The second approach we use is Qasino which is a monitoring tool we wrote and open sourced to support a richer variety of stats that is more easily cross referenced using the power of SQL. Data is sent to Qasino using a couple of custom built collectors that run nodetool regularly.
We use two dashboard mechanisms for each system. For graphite we’ve had much success with Grafana (and we are a sponsor!) and for Qasino we use Turntable, which displays metrics in table form. Turntable is an internal tool we built but hope to open source soon.
A great feature of our Turntable dashboard is it supports easy hyperlinking to other locations. Which means we can easily drill down to time series details in Grafana or jump over to the EC2 console for a particular instance or we can even link to a Jenkins job to kick off automation with a single click!
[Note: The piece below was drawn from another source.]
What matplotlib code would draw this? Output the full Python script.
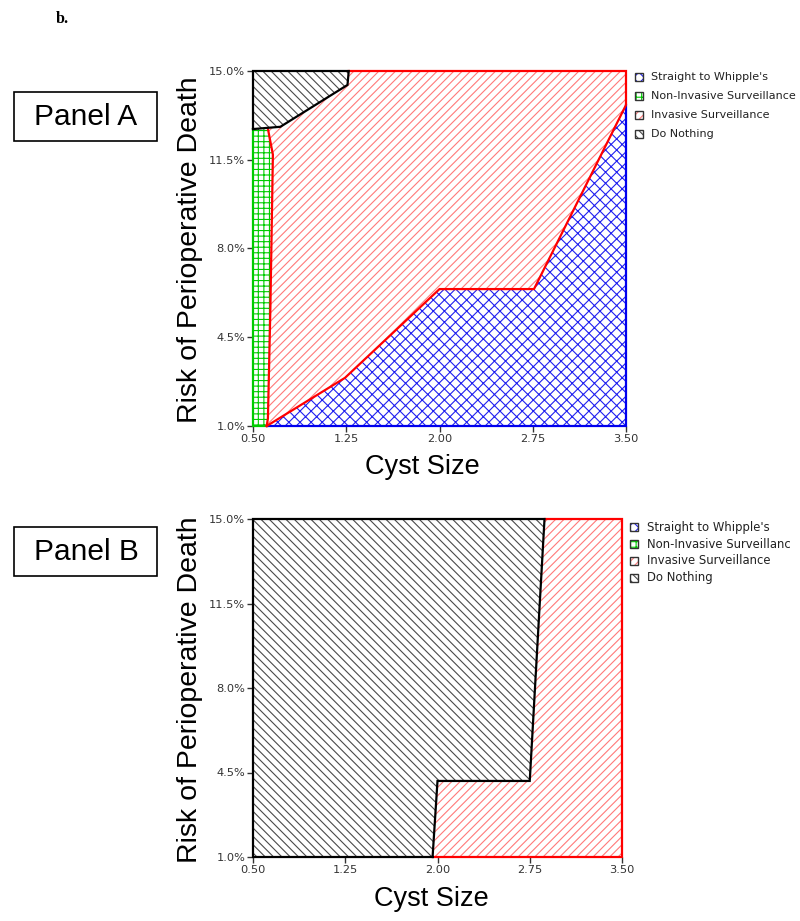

For example, here is page with links to kick off major compactions in various ways (by individual machine, by region, by availability zone and by specific keyspace). The dashboard orders by total number of SSTables to help make informed decisions about what type of operations are most important:
In summary we’ve evolved our system for provisioning, installing, and automating Cassandra clusters a lot in order to be able to grow with our increase in client uptake. This involved making prodigious use of Ansible, taking advantage of AWS EC2 instance tagging, setting up a production Jenkins instance for operations, and configuring extensive monitoring. All these pieces fit together to enable us to grow Cassandra clusters to large scale deployments in a safe, auditable, reproducible and probably most importantly flexible way.